Exercise:
Without the pictures, retype exactly the lines from the top of the entries below through the line that contains "import * as".

Entries provided:
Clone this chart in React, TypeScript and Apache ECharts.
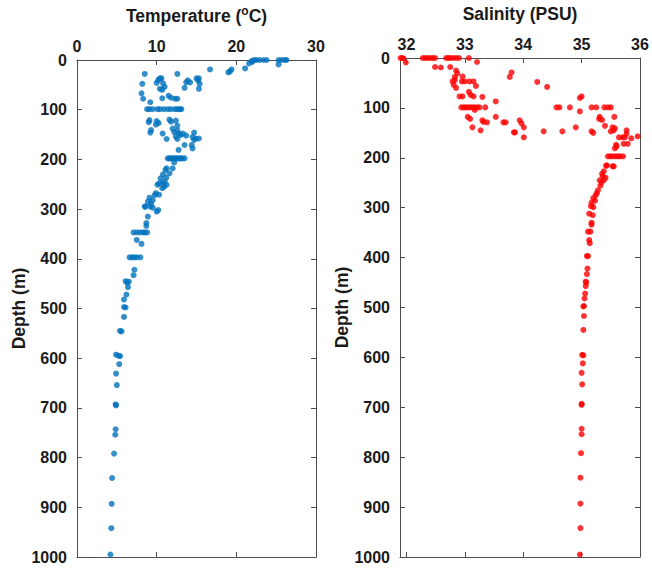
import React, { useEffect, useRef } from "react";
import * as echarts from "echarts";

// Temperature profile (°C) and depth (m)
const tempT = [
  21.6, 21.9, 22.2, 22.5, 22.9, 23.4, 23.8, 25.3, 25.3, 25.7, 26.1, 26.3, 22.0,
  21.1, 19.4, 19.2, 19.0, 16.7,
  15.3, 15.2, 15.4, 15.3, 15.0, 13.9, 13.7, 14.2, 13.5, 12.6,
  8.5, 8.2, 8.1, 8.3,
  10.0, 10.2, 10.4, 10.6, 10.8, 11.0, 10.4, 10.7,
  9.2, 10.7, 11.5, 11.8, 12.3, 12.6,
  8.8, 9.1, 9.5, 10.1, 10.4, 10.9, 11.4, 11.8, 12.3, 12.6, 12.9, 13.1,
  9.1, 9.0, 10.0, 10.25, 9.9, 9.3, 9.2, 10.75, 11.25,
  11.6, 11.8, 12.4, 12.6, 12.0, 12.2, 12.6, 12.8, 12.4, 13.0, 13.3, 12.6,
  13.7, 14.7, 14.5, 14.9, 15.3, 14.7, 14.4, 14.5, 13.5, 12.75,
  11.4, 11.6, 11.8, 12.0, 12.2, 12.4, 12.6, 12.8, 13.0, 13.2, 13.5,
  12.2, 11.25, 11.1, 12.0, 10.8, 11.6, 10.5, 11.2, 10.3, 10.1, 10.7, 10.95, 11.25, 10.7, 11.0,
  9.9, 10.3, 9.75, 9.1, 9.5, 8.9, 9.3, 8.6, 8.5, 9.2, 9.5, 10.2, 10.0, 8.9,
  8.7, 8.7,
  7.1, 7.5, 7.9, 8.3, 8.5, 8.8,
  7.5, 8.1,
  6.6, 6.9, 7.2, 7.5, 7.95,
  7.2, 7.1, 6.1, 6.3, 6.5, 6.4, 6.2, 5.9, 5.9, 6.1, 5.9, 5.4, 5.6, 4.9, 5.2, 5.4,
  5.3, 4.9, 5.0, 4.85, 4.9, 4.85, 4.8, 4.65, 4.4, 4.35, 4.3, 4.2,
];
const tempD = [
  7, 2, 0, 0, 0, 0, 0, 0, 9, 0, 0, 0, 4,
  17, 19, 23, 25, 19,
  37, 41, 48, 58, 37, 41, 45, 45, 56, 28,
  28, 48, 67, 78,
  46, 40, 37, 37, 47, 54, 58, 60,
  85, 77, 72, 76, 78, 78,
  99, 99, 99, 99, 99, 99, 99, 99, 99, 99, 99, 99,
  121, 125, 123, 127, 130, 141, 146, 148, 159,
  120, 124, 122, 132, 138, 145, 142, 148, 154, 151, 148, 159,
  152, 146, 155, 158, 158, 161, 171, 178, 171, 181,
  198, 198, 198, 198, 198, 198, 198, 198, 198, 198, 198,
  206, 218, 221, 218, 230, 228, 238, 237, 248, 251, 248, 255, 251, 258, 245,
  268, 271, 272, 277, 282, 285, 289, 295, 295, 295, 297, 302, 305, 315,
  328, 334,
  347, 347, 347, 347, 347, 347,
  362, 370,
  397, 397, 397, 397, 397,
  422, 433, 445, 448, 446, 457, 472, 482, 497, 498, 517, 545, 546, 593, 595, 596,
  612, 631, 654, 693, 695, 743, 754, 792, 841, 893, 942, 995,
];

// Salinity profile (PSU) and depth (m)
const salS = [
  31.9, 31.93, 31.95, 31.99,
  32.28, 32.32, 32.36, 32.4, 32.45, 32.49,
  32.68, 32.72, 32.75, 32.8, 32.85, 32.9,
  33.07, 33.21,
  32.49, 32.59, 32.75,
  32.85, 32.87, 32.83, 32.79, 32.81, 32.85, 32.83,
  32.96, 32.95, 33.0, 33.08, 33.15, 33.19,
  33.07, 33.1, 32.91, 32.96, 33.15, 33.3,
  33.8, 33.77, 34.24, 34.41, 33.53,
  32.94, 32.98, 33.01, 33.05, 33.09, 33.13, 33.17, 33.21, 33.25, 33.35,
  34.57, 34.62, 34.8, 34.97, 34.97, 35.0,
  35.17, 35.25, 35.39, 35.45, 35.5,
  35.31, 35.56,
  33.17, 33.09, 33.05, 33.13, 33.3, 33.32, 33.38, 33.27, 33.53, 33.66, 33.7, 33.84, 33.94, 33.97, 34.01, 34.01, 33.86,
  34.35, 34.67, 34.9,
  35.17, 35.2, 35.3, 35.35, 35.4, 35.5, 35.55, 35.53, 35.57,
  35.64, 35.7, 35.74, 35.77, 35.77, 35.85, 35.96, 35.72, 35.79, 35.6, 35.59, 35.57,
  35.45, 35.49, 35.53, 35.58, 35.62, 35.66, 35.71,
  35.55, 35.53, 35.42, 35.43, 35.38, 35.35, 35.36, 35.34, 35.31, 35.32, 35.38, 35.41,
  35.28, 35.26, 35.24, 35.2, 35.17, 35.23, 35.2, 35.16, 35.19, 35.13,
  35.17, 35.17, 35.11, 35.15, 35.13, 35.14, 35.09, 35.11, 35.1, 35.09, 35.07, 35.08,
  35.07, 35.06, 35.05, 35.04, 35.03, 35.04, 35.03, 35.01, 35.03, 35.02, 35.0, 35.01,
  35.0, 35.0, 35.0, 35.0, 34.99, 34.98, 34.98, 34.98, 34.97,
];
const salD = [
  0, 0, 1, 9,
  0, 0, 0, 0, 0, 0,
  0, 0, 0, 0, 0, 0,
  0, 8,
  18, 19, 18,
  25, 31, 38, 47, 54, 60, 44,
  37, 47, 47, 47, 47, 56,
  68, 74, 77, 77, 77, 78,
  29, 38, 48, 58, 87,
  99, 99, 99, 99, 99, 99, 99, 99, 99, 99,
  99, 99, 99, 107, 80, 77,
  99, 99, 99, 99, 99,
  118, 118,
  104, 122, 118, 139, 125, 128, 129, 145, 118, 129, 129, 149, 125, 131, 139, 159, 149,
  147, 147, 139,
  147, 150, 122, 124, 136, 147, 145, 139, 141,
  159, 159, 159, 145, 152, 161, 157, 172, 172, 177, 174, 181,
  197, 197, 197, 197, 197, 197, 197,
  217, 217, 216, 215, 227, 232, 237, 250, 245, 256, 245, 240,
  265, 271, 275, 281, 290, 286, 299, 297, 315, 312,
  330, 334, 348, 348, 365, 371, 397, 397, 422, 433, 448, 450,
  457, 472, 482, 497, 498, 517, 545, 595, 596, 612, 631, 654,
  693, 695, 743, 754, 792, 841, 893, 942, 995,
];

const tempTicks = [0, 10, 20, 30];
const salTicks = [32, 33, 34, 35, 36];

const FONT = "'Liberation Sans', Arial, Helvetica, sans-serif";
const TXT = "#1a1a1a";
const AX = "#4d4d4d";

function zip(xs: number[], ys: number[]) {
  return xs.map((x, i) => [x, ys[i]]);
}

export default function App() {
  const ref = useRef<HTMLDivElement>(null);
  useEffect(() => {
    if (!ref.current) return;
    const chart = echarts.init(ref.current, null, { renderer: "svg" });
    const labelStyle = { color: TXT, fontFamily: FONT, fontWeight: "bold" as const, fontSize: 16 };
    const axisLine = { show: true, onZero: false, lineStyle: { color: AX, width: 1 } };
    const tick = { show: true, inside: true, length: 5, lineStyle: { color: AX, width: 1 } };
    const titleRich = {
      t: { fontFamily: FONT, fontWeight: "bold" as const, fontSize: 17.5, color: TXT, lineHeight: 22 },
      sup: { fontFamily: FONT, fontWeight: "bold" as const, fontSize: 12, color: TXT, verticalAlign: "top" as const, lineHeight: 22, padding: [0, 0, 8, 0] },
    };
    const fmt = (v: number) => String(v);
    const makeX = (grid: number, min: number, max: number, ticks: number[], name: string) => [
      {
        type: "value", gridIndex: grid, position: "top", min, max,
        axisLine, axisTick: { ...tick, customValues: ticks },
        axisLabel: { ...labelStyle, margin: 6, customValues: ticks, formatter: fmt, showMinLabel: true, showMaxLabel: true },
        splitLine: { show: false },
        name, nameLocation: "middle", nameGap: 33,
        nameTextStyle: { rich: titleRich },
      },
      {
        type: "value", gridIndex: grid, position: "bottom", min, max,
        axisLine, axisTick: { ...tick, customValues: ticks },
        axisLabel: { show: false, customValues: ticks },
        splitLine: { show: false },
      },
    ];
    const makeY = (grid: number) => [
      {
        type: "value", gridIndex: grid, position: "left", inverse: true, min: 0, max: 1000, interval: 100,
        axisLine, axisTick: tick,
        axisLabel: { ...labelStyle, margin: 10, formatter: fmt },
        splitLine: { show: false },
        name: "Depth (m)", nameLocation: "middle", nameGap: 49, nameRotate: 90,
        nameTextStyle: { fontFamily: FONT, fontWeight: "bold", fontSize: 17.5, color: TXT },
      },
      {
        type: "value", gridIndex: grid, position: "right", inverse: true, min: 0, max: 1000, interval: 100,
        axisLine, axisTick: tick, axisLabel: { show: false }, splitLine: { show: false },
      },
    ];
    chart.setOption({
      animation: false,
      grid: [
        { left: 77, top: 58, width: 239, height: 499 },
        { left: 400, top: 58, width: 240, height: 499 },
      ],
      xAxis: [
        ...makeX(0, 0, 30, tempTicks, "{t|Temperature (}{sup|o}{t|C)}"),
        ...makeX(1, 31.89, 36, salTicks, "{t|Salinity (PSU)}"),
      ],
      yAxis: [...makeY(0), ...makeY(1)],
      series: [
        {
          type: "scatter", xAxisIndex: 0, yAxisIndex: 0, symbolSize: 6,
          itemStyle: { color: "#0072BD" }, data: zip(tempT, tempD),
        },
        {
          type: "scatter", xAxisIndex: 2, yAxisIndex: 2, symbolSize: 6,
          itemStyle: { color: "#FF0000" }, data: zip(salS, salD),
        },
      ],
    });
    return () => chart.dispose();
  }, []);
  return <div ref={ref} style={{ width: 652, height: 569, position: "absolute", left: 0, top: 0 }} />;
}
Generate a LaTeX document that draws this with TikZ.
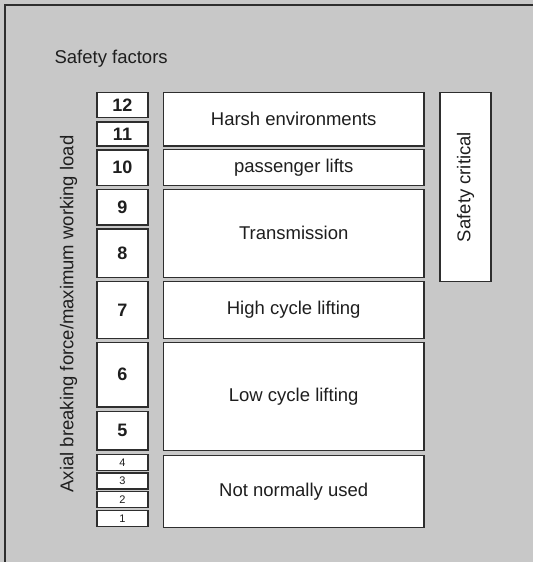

The answer:
Clone this chart in React, TypeScript and Apache ECharts.
import React, { useEffect, useRef } from "react";
import * as echarts from "echarts";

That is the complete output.